[Code that draws figures]
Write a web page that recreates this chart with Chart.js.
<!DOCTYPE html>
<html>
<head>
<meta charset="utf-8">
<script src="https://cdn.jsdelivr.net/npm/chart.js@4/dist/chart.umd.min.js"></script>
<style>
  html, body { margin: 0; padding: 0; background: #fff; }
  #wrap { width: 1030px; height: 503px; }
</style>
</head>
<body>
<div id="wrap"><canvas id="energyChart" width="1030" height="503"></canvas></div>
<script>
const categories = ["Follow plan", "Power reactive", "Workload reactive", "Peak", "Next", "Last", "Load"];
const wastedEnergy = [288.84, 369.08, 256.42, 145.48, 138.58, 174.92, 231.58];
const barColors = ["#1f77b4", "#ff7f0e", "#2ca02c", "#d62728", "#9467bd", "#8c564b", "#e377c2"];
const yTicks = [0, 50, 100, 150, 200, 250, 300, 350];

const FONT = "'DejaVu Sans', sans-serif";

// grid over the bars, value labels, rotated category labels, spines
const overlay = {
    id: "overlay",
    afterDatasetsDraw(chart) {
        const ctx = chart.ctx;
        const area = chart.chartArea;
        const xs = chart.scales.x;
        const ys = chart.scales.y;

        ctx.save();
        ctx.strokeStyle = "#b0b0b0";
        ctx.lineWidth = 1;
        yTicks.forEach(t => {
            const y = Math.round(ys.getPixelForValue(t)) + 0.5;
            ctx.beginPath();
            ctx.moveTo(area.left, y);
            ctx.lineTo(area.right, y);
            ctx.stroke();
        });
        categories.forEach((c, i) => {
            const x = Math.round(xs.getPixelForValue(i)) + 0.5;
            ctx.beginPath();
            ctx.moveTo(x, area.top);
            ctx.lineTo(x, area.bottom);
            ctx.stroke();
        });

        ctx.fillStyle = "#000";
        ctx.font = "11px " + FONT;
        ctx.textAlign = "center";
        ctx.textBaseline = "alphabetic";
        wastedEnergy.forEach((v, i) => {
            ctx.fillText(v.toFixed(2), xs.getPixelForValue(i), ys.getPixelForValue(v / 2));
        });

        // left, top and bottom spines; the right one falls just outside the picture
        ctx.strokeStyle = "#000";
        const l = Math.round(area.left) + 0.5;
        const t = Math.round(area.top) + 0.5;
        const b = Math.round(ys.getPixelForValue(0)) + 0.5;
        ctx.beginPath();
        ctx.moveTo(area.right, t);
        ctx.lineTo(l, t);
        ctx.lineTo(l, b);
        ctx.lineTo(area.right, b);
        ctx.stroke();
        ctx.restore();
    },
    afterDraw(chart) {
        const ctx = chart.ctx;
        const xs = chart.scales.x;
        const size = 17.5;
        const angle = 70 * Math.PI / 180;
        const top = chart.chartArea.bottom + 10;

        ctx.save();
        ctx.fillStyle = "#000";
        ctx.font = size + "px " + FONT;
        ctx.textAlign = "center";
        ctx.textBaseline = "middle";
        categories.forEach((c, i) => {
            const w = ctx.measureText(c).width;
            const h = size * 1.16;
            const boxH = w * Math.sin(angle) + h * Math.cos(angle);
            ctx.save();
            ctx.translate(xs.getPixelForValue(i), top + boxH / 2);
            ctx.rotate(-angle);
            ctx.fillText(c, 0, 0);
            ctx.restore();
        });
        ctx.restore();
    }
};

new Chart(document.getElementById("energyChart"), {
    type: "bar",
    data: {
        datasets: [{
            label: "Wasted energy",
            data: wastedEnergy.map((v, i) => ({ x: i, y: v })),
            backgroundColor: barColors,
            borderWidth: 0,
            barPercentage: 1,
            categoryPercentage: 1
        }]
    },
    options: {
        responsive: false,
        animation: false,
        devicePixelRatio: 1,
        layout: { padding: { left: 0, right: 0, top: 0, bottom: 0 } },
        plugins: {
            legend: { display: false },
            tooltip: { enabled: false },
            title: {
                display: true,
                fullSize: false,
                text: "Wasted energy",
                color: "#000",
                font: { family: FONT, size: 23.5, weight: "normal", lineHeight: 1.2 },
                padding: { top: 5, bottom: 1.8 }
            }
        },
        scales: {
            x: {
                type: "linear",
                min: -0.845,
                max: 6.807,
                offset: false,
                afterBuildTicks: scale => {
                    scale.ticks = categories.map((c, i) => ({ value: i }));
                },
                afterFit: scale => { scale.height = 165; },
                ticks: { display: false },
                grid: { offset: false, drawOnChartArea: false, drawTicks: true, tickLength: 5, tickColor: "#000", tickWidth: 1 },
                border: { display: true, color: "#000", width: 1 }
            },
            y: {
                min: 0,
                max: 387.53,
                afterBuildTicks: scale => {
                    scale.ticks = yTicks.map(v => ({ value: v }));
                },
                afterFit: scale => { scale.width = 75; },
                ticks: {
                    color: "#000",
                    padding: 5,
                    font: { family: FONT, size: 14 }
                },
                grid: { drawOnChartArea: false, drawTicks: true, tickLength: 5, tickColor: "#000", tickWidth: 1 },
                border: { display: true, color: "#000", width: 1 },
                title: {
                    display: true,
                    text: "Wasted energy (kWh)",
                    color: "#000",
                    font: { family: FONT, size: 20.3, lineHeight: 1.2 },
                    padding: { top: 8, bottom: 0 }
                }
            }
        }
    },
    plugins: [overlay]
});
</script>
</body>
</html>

---

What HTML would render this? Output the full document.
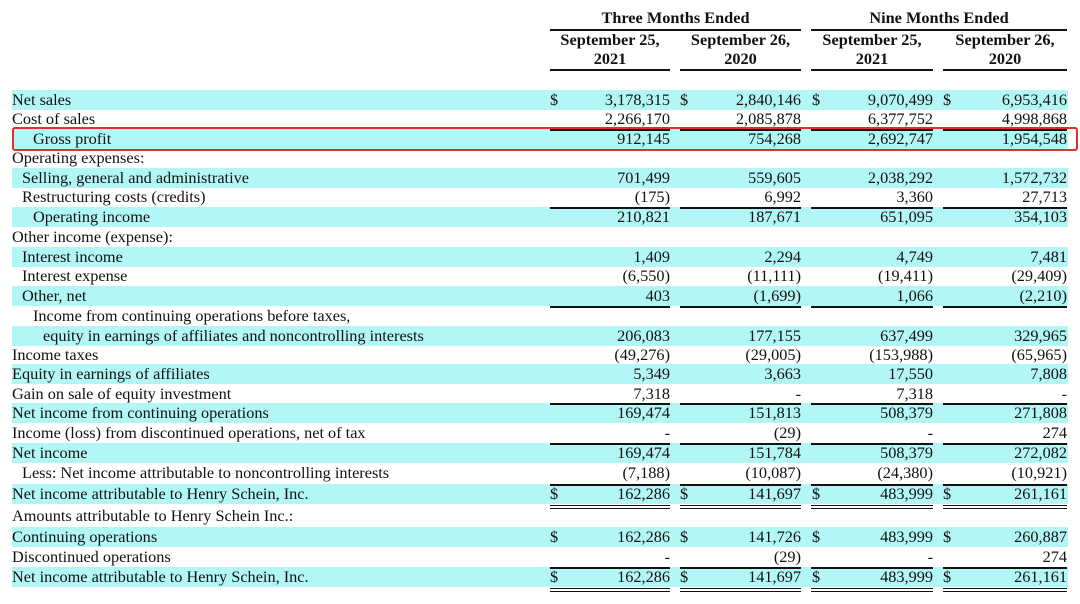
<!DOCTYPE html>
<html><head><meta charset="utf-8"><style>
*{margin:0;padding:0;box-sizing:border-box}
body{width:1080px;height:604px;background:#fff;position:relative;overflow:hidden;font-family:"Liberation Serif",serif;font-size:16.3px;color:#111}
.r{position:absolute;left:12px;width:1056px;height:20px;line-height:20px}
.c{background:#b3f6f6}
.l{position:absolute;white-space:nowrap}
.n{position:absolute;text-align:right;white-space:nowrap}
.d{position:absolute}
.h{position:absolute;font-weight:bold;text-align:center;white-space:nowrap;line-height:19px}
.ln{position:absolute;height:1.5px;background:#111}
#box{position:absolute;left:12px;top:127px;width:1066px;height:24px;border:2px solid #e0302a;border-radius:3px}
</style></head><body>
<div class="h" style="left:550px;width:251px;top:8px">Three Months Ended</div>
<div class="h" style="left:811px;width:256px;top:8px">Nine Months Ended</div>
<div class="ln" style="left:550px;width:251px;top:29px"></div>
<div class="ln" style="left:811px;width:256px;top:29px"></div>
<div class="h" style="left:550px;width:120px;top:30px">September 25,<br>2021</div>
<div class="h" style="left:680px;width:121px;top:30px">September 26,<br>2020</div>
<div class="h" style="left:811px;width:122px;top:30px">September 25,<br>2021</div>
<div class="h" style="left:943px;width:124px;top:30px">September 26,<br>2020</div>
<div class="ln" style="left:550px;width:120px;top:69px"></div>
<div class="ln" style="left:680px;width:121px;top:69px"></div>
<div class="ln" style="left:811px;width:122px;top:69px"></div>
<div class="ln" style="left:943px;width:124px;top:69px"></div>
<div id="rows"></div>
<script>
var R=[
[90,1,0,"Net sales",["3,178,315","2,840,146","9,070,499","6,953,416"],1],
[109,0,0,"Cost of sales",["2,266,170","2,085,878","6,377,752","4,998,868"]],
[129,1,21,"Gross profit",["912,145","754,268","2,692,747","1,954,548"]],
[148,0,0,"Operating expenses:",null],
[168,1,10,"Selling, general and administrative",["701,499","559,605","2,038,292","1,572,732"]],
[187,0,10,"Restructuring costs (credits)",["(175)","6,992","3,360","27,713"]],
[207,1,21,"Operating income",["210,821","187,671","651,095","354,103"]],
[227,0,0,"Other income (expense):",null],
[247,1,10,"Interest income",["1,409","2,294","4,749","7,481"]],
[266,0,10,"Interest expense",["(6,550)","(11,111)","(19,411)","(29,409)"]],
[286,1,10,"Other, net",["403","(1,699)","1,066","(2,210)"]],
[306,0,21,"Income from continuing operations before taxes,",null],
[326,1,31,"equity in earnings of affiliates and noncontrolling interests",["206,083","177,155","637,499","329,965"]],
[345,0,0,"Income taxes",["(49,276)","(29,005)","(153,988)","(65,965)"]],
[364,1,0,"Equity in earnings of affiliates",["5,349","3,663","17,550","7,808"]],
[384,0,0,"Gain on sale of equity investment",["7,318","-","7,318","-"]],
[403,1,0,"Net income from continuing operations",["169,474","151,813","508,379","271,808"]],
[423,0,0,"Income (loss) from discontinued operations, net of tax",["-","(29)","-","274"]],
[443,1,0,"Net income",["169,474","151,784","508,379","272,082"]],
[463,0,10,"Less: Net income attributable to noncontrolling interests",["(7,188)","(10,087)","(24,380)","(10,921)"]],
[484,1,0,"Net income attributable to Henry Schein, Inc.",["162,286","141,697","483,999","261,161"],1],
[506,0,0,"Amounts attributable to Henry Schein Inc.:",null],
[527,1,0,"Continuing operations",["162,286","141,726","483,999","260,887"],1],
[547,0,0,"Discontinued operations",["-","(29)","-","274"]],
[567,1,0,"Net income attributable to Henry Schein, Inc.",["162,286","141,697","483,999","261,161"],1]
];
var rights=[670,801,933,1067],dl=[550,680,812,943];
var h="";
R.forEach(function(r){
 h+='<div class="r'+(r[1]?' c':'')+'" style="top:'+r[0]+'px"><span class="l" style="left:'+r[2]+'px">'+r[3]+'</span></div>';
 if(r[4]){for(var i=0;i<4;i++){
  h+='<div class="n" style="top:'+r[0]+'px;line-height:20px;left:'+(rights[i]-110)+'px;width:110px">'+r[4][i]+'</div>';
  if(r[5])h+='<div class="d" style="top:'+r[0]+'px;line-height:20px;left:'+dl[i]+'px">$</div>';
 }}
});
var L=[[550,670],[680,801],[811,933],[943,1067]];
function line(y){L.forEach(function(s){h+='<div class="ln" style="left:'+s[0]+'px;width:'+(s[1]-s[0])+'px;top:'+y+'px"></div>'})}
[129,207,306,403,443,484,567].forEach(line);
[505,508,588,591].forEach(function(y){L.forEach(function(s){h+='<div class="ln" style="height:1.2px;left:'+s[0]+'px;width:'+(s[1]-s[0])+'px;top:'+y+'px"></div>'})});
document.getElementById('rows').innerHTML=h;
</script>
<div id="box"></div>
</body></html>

==

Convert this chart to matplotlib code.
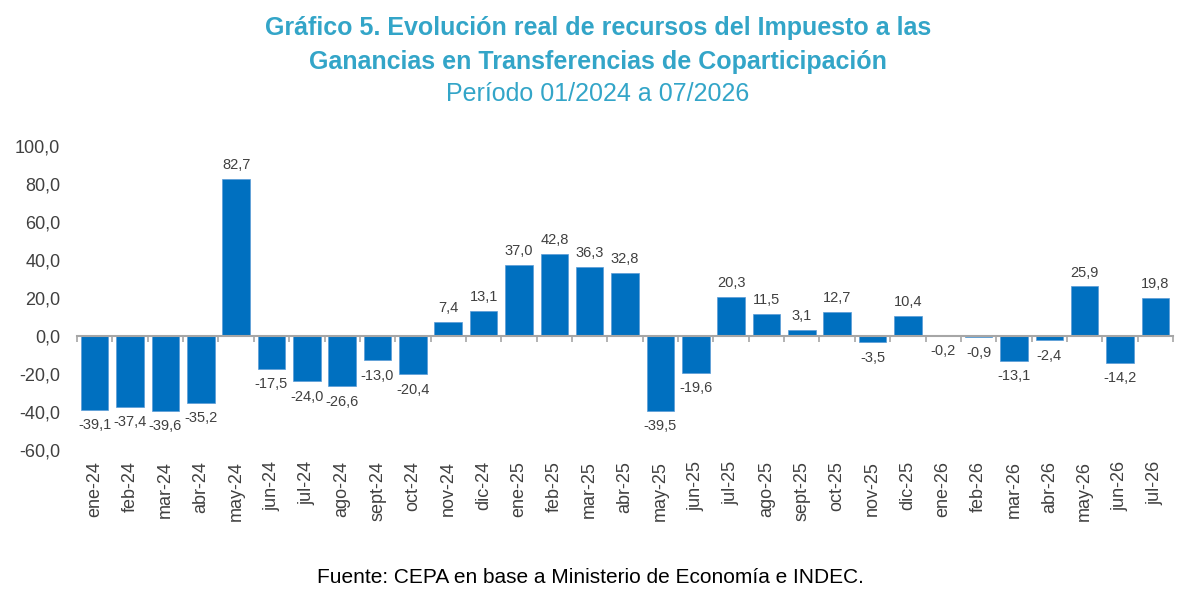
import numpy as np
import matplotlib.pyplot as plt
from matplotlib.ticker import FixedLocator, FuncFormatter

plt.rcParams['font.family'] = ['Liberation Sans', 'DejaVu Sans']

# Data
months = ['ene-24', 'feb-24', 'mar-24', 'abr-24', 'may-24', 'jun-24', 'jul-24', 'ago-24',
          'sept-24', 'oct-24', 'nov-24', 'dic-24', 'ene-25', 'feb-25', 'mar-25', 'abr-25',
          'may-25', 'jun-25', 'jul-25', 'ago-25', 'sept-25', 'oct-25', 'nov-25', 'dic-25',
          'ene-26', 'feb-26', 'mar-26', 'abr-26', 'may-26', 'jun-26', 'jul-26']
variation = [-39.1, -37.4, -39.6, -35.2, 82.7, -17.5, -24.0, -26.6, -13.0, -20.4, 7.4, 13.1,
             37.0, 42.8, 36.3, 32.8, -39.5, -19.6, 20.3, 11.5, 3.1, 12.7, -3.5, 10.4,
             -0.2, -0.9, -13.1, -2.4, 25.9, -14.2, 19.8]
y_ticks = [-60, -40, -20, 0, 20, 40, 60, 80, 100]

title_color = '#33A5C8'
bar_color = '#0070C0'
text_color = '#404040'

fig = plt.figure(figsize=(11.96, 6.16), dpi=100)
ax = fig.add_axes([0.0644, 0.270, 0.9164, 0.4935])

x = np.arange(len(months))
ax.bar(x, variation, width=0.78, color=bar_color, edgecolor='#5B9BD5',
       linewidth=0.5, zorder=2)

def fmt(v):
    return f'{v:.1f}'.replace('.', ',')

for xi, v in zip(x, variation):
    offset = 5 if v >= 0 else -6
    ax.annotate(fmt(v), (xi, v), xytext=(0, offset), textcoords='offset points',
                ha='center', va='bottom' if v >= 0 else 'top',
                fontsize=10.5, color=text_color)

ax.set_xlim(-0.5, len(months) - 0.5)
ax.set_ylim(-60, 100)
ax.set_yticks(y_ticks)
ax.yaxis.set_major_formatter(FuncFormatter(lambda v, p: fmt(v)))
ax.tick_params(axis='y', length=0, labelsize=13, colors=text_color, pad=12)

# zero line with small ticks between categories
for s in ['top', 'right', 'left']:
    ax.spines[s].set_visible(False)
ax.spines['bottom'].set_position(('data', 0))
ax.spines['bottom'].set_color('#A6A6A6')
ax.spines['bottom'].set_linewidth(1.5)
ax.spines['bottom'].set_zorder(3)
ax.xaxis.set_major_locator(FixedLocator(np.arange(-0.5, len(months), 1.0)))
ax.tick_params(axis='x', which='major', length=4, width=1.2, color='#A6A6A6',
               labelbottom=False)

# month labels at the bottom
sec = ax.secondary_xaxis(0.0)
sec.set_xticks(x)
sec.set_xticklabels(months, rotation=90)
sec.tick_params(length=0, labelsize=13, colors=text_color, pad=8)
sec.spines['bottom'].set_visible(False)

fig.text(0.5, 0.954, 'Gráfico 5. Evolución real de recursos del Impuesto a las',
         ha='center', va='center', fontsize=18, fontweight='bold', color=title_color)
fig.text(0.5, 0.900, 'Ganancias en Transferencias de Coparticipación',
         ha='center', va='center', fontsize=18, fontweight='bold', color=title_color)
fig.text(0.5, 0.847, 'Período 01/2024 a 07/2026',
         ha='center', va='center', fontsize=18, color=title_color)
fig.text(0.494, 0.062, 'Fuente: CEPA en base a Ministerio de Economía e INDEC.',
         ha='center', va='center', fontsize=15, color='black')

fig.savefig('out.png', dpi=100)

▶ [Your task]: Look above for the line with "Convert this chart to matplotlib code.", then print it and each line after it down to and including the line with "plt.rcParams['font.family'] = ['Liberation". Leave out the pictures and keep the wording exact.

▶ [Result of this exercise]:
Convert this chart to matplotlib code.
import numpy as np
import matplotlib.pyplot as plt
from matplotlib.ticker import FixedLocator, FuncFormatter

plt.rcParams['font.family'] = ['Liberation Sans', 'DejaVu Sans']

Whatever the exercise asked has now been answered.